:: Entries supplied
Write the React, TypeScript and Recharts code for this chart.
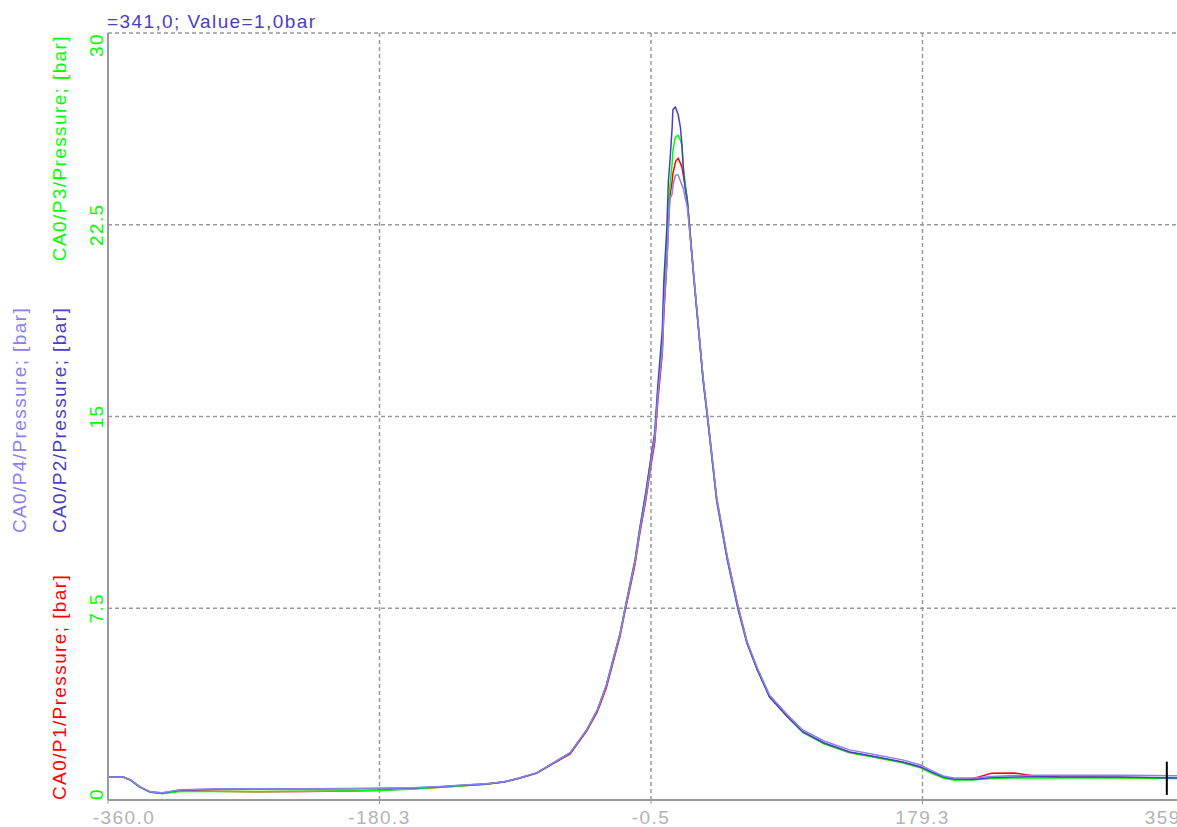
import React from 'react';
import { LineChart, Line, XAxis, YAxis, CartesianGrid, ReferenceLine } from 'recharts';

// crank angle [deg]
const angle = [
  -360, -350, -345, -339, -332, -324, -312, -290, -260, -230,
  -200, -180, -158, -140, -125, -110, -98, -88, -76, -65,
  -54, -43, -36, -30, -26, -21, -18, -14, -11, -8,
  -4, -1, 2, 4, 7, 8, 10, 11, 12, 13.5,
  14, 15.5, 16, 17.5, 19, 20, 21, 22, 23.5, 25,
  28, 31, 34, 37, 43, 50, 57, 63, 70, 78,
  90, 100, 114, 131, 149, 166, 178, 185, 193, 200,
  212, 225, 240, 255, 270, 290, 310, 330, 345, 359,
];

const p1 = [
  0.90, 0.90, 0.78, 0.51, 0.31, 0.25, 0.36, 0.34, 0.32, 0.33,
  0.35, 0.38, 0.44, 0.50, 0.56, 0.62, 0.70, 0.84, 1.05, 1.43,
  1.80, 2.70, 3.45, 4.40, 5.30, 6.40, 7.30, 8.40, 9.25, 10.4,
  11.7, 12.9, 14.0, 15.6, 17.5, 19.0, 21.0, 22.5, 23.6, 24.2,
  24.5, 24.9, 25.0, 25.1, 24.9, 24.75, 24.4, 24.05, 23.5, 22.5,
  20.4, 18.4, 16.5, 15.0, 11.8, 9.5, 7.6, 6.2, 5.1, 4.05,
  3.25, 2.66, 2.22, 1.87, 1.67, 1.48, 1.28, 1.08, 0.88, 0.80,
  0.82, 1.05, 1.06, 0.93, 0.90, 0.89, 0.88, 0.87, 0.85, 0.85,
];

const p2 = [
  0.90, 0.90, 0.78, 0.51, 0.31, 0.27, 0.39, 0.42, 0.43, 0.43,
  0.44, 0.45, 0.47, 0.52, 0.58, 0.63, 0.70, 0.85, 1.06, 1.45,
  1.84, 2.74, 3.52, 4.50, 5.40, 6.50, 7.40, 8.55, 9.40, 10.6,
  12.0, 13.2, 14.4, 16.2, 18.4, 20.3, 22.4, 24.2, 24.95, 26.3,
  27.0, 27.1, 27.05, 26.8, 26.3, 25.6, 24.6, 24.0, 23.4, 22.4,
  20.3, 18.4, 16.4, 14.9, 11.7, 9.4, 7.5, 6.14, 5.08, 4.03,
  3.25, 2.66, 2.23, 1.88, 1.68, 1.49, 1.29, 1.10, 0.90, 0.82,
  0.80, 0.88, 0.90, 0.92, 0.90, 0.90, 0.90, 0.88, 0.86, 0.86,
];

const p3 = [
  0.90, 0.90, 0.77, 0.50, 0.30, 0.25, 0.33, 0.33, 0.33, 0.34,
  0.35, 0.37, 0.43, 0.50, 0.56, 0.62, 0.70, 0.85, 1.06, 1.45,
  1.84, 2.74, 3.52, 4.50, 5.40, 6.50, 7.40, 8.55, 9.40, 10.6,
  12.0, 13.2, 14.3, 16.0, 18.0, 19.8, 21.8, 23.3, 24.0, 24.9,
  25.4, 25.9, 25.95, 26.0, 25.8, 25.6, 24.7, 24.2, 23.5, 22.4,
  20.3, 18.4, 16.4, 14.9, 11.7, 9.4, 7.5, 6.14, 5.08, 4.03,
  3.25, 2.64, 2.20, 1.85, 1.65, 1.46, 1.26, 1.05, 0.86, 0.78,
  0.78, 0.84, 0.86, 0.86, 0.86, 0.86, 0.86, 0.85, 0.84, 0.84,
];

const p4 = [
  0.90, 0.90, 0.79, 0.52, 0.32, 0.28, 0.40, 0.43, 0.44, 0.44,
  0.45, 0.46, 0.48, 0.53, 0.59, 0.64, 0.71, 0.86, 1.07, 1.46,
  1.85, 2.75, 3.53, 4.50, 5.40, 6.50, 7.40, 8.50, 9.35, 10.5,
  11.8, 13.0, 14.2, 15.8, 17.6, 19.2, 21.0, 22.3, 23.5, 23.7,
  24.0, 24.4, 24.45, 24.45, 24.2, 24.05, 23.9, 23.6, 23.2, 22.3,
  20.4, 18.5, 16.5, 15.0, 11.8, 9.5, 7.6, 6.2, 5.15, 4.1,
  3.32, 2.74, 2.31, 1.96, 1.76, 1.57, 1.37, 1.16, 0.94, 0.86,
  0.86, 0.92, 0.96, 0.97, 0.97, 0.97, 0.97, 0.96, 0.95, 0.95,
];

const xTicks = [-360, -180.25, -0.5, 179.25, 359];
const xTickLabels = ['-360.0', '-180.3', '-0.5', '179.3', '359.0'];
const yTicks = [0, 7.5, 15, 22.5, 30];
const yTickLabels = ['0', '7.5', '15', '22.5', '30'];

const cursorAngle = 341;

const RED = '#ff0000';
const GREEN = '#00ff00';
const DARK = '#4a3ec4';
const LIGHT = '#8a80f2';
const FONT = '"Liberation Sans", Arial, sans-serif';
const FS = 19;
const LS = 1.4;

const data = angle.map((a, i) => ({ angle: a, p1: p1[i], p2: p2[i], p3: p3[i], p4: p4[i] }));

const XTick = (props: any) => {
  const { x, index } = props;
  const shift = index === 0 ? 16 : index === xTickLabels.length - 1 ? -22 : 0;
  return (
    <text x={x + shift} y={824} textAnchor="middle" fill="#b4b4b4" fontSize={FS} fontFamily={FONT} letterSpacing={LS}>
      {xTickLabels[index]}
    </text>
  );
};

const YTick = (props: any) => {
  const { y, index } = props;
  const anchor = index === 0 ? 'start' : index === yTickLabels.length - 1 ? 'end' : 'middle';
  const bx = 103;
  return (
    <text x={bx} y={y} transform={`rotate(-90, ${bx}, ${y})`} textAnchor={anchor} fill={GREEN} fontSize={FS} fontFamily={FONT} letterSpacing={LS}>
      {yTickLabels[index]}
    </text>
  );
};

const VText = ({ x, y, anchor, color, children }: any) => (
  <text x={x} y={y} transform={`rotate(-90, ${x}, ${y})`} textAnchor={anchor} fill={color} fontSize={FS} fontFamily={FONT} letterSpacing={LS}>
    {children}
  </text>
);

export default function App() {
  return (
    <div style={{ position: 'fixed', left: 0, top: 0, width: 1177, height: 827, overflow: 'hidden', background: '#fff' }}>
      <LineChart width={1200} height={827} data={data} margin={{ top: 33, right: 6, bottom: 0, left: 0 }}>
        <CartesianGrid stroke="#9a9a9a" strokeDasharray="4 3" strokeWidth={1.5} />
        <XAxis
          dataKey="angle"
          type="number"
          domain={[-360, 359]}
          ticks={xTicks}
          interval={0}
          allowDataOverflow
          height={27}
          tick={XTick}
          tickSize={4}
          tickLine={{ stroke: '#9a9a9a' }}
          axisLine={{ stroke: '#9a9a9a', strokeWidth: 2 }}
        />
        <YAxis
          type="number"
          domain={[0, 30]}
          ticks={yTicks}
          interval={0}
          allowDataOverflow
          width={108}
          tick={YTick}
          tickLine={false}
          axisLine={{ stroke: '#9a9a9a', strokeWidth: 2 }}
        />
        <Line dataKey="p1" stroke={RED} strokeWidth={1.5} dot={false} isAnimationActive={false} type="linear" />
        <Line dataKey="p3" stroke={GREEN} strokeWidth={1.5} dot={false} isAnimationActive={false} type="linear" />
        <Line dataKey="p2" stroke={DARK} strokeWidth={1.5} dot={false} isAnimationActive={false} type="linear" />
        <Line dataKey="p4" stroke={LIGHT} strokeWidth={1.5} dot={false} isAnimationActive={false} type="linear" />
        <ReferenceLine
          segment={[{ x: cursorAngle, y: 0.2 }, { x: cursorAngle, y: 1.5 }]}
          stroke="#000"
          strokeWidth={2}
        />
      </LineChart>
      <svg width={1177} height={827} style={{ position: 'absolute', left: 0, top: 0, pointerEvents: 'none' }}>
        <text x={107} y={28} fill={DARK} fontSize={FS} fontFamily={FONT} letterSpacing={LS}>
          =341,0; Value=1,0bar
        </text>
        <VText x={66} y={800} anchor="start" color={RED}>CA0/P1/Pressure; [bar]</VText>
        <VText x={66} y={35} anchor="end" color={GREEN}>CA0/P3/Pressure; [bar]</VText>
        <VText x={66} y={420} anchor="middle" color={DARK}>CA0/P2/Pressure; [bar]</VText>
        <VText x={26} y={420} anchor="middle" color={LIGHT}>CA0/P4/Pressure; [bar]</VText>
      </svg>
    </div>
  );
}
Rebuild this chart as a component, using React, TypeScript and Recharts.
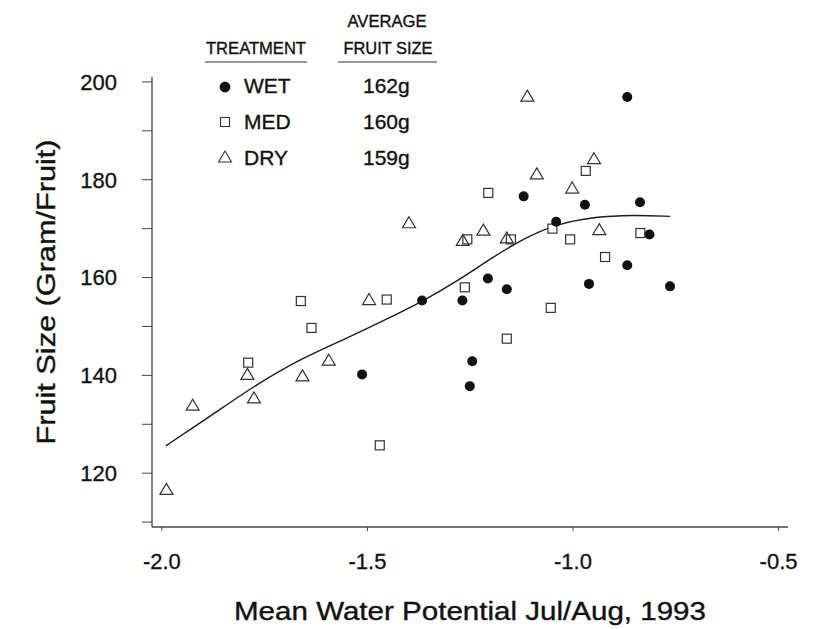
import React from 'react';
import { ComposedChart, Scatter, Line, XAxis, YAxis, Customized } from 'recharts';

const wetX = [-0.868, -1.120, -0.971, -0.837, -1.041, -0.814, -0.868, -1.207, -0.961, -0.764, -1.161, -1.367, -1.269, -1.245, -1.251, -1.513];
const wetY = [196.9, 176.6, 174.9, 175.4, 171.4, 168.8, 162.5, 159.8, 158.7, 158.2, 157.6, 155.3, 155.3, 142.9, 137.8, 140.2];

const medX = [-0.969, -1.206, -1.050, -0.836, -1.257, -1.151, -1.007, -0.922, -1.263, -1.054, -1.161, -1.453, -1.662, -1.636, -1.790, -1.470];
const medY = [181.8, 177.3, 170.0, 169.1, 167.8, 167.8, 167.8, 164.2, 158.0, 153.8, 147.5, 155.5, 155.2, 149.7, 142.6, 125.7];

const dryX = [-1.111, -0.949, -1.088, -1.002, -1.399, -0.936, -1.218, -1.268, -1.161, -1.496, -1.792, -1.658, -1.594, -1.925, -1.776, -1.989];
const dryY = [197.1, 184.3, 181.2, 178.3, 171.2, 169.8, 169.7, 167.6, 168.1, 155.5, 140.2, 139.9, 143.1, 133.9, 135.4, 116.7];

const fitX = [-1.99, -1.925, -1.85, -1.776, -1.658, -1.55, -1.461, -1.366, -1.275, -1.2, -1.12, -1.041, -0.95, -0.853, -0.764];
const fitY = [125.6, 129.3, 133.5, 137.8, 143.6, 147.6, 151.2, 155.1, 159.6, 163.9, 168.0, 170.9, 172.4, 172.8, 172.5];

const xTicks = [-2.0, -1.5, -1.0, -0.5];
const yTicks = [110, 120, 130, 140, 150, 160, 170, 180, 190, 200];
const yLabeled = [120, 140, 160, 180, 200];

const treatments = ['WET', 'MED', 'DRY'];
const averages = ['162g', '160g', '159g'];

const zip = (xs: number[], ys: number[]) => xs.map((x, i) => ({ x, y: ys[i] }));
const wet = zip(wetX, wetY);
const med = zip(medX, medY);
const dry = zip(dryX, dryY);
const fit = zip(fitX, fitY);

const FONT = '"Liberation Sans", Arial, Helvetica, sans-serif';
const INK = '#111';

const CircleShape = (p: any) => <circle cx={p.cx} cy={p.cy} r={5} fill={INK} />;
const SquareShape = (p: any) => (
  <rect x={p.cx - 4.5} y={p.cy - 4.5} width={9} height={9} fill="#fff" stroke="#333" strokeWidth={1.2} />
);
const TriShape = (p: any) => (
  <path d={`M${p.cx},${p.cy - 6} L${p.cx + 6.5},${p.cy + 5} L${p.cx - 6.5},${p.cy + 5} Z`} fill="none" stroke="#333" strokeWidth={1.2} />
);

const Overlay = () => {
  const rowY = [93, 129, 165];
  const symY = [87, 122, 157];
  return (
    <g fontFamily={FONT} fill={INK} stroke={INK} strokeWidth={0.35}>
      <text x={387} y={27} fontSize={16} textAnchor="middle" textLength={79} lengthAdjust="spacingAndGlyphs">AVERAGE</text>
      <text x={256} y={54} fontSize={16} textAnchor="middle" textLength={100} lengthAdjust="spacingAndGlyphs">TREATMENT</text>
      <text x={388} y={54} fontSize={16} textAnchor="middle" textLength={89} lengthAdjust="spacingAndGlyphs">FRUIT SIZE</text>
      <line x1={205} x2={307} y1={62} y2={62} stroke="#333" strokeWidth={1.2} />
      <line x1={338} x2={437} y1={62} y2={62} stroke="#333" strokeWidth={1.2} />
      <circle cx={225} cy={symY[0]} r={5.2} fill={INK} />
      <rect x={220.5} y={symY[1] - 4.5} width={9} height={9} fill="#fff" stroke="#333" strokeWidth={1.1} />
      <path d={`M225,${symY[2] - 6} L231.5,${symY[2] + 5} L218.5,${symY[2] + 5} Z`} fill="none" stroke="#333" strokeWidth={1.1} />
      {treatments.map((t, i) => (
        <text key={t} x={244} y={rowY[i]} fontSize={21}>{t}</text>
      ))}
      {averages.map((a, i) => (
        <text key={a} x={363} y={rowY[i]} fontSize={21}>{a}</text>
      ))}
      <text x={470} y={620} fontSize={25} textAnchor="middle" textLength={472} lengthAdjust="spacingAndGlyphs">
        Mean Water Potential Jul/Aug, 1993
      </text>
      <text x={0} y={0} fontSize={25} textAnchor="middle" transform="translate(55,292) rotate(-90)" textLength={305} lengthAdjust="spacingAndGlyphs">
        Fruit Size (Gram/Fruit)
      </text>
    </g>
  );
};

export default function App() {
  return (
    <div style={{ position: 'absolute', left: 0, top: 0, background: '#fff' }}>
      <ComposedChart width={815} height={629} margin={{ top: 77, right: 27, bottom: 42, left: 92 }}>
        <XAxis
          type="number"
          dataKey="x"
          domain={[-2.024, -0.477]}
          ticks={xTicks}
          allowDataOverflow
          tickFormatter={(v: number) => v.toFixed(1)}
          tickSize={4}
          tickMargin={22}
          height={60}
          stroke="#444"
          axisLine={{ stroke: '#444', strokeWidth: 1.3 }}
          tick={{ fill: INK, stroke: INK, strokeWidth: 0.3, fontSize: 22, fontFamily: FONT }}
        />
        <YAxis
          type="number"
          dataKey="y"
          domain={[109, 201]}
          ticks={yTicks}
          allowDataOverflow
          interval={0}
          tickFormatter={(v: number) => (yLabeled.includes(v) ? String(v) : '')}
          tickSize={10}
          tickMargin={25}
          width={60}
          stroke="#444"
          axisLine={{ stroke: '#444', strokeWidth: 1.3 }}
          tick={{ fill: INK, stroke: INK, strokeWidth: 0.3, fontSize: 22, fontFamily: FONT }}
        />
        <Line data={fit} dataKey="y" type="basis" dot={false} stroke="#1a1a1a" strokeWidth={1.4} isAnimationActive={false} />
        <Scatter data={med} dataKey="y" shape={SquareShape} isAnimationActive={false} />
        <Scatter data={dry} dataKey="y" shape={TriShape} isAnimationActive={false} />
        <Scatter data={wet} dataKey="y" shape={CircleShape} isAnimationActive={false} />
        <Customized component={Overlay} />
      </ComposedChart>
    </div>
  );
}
::::
_What you will do_. Work through the data and report how many of its lines hold the word "TypeScript", giving only the figure.

_Result for this exercise_. 2